Another Chance to Test Your Reg FD Knowledge and Compliance
Last week, we wrote about Regulation FD, now in its 13th year of implementation, and offered Part One of a quiz designed to test how well you understand the regulation. Here, we offer a slightly more challenging Part Two of the quiz. We hope you will find this helpful as you think about real life Reg FD situations. Since the following answers should not be construed as legal advice, we also urge you to talk with your legal counsel before deciding what practices are best for your company and its particular disclosure situations.
Reg FD Quiz, Part Two- Violation or Not?
1. CEO is aware that your company will likely miss quarter consensus estimates, but this hasn’t been disclosed. CEO looks downtrodden in 1×1 meeting, and talks about what a tough macro environment it has been for the industry. A week later, your company announces lower than expected revenues. Stock trades down sharply on higher than normal volume.
Did the CEO violate Reg FD? (YES) The CEO selectively disclosed material, non-public information through non-verbal cues. Hindsight is perfect; hold a poker face or don’t talk.
2. At a webcasted analyst day, management outlines its new product pipeline, how the products compare to existing technologies and treatments and the timeline for product launches. Two weeks later, in a 1×1 meeting with an investor who missed the analyst meeting, management answers questions about how some of the new products differ from competition.
Does this violate Reg FD? (NO) As long as management sticks to those details that were previously disclosed at the analyst day, so that no material, non-public information is disclosed selectively.
3. After reducing guidance publicly in previous weeks, CEO answers questions in 1×1 meetings, reaffirming guidance.
Does this violate Reg FD? (MAYBE) If your company’s disclosure policy states that “all earnings guidance is effective at the date given and is not updated until the company’s public announcements of updated guidance” then the reaffirmation was material information, especially since the company’s trend had been to lower guidance and policy expressly forbade verbal reaffirmation. If your company’s disclosure policy is silent on mid-quarter reaffirmation than this may not be a violation of Reg FD.

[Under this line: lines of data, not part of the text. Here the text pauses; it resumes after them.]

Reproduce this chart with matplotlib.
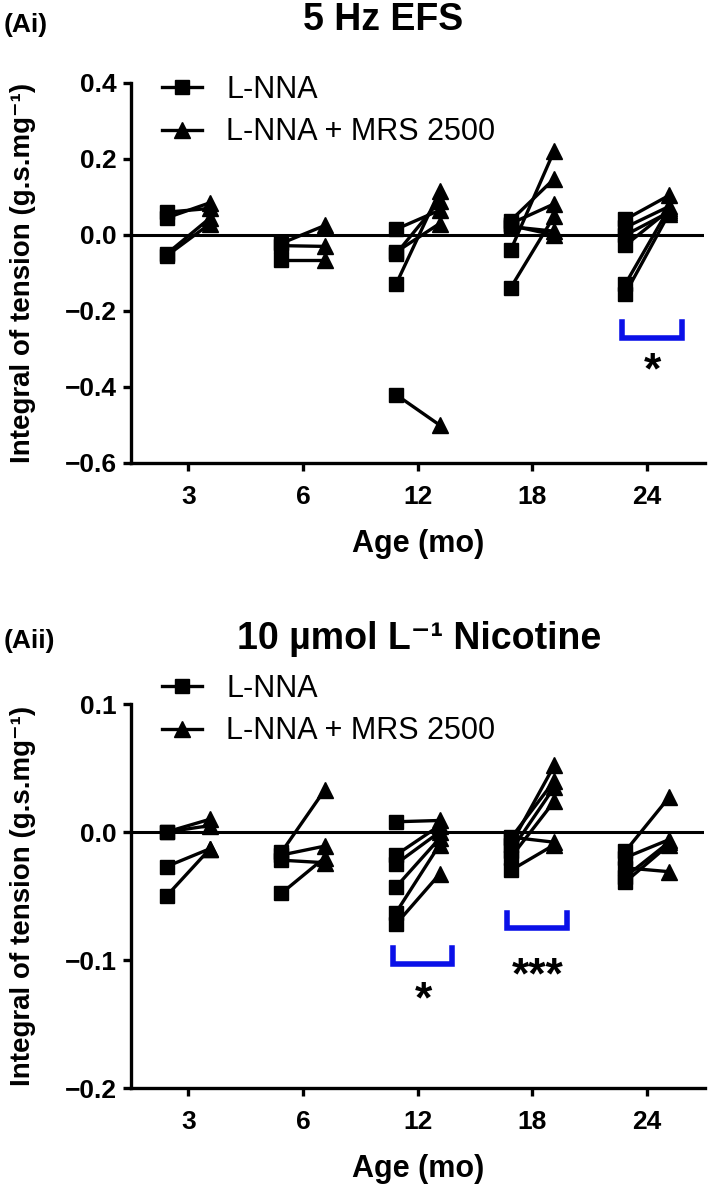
import matplotlib
matplotlib.use("Agg")
import matplotlib.pyplot as plt
from matplotlib.lines import Line2D

plt.rcParams['font.family'] = ['Liberation Sans', 'DejaVu Sans']

ages = ['3', '6', '12', '18', '24']

# 5 Hz EFS, one list per age, paired L-NNA / L-NNA + MRS 2500 values
efs_lnna = [
    [0.06, 0.045, -0.05, -0.055],
    [-0.022, -0.028, -0.065],
    [0.015, -0.045, -0.05, -0.13, -0.42],
    [0.038, 0.03, 0.022, 0.025, -0.04, -0.139],
    [0.041, 0.02, 0.0, -0.027, -0.129, -0.154],
]
efs_mrs = [
    [0.07, 0.085, 0.045, 0.03],
    [0.025, -0.03, -0.065],
    [0.065, 0.03, 0.09, 0.115, -0.5],
    [0.148, 0.082, 0.01, 0.0, 0.222, 0.05],
    [0.104, 0.075, 0.06, 0.065, 0.07, 0.056],
]

# 10 umol/L nicotine
nic_lnna = [
    [0.0, 0.0, -0.027, -0.05],
    [-0.016, -0.018, -0.022, -0.048],
    [0.008, -0.018, -0.025, -0.043, -0.063, -0.072],
    [-0.01, -0.005, -0.015, -0.02, -0.004, -0.03],
    [-0.015, -0.02, -0.028, -0.035, -0.039],
]
nic_mrs = [
    [0.01, 0.005, -0.013, -0.013],
    [0.033, -0.011, -0.024, -0.02],
    [0.009, 0.005, 0.0, -0.005, -0.01, -0.033],
    [0.052, 0.04, 0.035, 0.024, -0.008, -0.01],
    [0.027, -0.006, -0.031, -0.008, -0.01],
]

efs_ticks = [-0.6, -0.4, -0.2, 0.0, 0.2, 0.4]
nic_ticks = [-0.2, -0.1, 0.0, 0.1]

# significance brackets: (age index, top, bottom, stars, star y)
efs_sig = [(4, -0.23, -0.27, '*', -0.36)]
nic_sig = [(2, -0.091, -0.103, '*', -0.132), (3, -0.063, -0.075, '***', -0.113)]

W, H = 709, 1185
fig = plt.figure(figsize=(W / 100, H / 100), dpi=100)

ax1 = fig.add_axes([131 / W, 1 - 463 / H, 573.5 / W, 380 / H])
ax2 = fig.add_axes([131 / W, 1 - 1088 / H, 573.5 / W, 384 / H])

off = 0.19
lw = 2.4


def draw_panel(ax, lnna, mrs, ticks, sig, legend_top):
    for i in range(len(ages)):
        for a, b in zip(lnna[i], mrs[i]):
            ax.plot([i - off, i + off], [a, b], color='k', lw=lw, zorder=2)
        ax.plot([i - off] * len(lnna[i]), lnna[i], 's', color='k', ms=10.5, zorder=3)
        ax.plot([i + off] * len(mrs[i]), mrs[i], '^', color='k', ms=11, zorder=3)
    ax.axhline(0, color='k', lw=2.2, zorder=1)
    ax.set_xlim(-0.5, 4.5)
    ax.set_ylim(ticks[0], ticks[-1])
    ax.set_xticks(range(len(ages)))
    ax.set_xticklabels(ages)
    ax.set_yticks(ticks)
    ax.set_yticklabels([('%.1f' % t).replace('-', '\u2212') for t in ticks])
    for s in ['top', 'right']:
        ax.spines[s].set_visible(False)
    for s in ['left', 'bottom']:
        ax.spines[s].set_linewidth(2.4)
    ax.tick_params(width=2.4, length=6, labelsize=19, pad=4)
    ax.tick_params(axis='x', pad=10)
    for t in ax.get_xticklabels() + ax.get_yticklabels():
        t.set_fontweight('bold')
    ax.set_xlabel('Age (mo)', fontsize=22, fontweight='bold', labelpad=14)
    ax.set_ylabel('Integral of tension (g.s.mg\u207b\u00b9)', fontsize=20,
                  fontweight='bold')
    ax.yaxis.set_label_coords(-0.165, 0.5)

    for i, top, bot, stars, sy in sig:
        ax.plot([i - 0.22, i - 0.22, i + 0.3, i + 0.3], [top, bot, bot, top],
                color='#0a10e8', lw=4, solid_joinstyle='miter', zorder=3)
        ax.text(i + 0.05, sy, stars, ha='center', va='center', fontsize=32,
                fontweight='bold')

    handles = [Line2D([], [], color='k', lw=lw, marker='s', ms=10.5),
               Line2D([], [], color='k', lw=lw, marker='^', ms=11)]
    fig.legend(handles, ['L-NNA', 'L-NNA + MRS 2500'], loc='upper left',
               bbox_to_anchor=(162 / W, 1 - legend_top / H), frameon=False,
               borderpad=0, borderaxespad=0, handlelength=1.3,
               handletextpad=0.8, labelspacing=0.4,
               prop={'size': 22})


draw_panel(ax1, efs_lnna, efs_mrs, efs_ticks, efs_sig, 75)
draw_panel(ax2, nic_lnna, nic_mrs, nic_ticks, nic_sig, 674)

fig.text(383 / W, 1 - 20 / H, '5 Hz EFS', ha='center', va='center',
         fontsize=27, fontweight='bold')
fig.text(419 / W, 1 - 639 / H, '10 \u00b5mol L\u207b\u00b9 Nicotine', ha='center',
         va='center', fontsize=27, fontweight='bold')
fig.text(4 / W, 1 - 25 / H, '(Ai)', ha='left', va='center', fontsize=19,
         fontweight='bold')
fig.text(4 / W, 1 - 641 / H, '(Aii)', ha='left', va='center', fontsize=19,
         fontweight='bold')

fig.savefig('out.png', dpi=100)
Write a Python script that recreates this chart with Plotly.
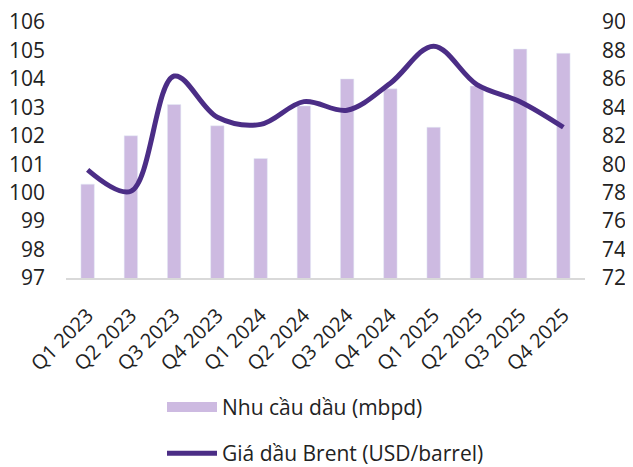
import plotly.graph_objects as go

quarters = ["Q1 2023", "Q2 2023", "Q3 2023", "Q4 2023", "Q1 2024", "Q2 2024",
            "Q3 2024", "Q4 2024", "Q1 2025", "Q2 2025", "Q3 2025", "Q4 2025"]
demand = [100.3, 102.0, 103.1, 102.35, 101.2, 103.05, 104.0, 103.65, 102.3, 103.75, 105.05, 104.9]
brent = [79.6, 78.1, 86.2, 83.3, 82.8, 84.4, 83.8, 85.7, 88.3, 85.6, 84.4, 82.6]

left_ticks = list(range(97, 107))
right_ticks = list(range(72, 91, 2))

font_family = "'Open Sans', sans-serif"
bar_color = "#CDBAE1"
line_color = "#4B2D86"

fig = go.Figure()
fig.add_trace(go.Bar(
    x=quarters, y=demand, name="Nhu cầu dầu (mbpd)",
    marker=dict(color=bar_color), width=0.31, legendgroup="a", yaxis="y",
    showlegend=False,
))
# legend entry for the bars (wide swatch like the original)
fig.add_trace(go.Scatter(
    x=[None], y=[None], name="Nhu cầu dầu (mbpd)", mode="lines",
    line=dict(color=bar_color, width=12), legendgroup="a", yaxis="y",
))
fig.add_trace(go.Scatter(
    x=quarters, y=brent, name="Giá dầu Brent (USD/barrel)",
    mode="lines", line=dict(color=line_color, width=5, shape="spline", smoothing=1.0),
    legendgroup="b", yaxis="y2",
))

fig.update_layout(
    width=625, height=459,
    margin=dict(l=58, r=48, t=14, b=189, autoexpand=False),
    paper_bgcolor="white", plot_bgcolor="white",
    font=dict(family=font_family, size=20, color="#222222"),
    showlegend=True,
    legend=dict(
        orientation="v", x=0.5, xanchor="center", y=-0.425, yanchor="top",
        font=dict(size=21, color="#222222"), tracegroupgap=16, itemwidth=50,
        traceorder="grouped", bgcolor="rgba(0,0,0,0)",
    ),
    xaxis=dict(
        tickangle=-45, showgrid=False, showline=True, linecolor="#D9D9D9", linewidth=1.5,
        ticks="", tickfont=dict(size=20), range=[-0.5, 11.5], ticklabelstandoff=16,
    ),
    yaxis=dict(
        range=[97, 106], tickvals=left_ticks, showgrid=False, zeroline=False,
        showline=False, ticks="", ticklabelstandoff=20, tickfont=dict(size=21),
        ticklabeloverflow="allow",
    ),
    yaxis2=dict(
        range=[72, 90], tickvals=right_ticks, overlaying="y", side="right",
        showgrid=False, zeroline=False, showline=False, ticks="", ticklabelstandoff=16,
        tickfont=dict(size=21), ticklabeloverflow="allow",
    ),
    bargap=0.69,
)

fig.write_html("out.html")
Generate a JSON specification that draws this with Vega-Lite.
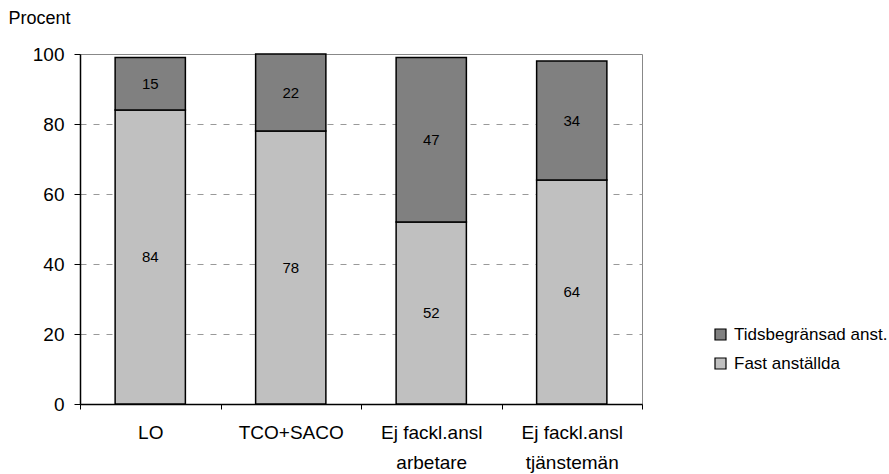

4. The CEO commented on an earnings call that the market was soft, and would be through the end of the year. Two weeks later, at a non-webcast conference, he was asked about the market and the CEO responded that the market was returning to normal, and he was optimistic.
Was this a violation of Reg FD? (YES) Comments were material and made selectively; comments were material because they contrasted with previous public statements. Stick to the script – do not embellish at the last minute. File an 8-K for last minute changes to investor presentation. Pre-announce and webcast the presentation, even if the conference host will not.
When Westwicke conducts Reg FD training, we engage in actual scenarios to help our clients get more comfortable with this SEC regulation (our training includes people who measure body language, to prevent unintended, “unspoken” disclosure). While our training sessions are extremely helpful for clients who have gone through them, we always urge all clients to talk with their legal counsel before deciding what practices are best for their companies and in particular disclosure situations.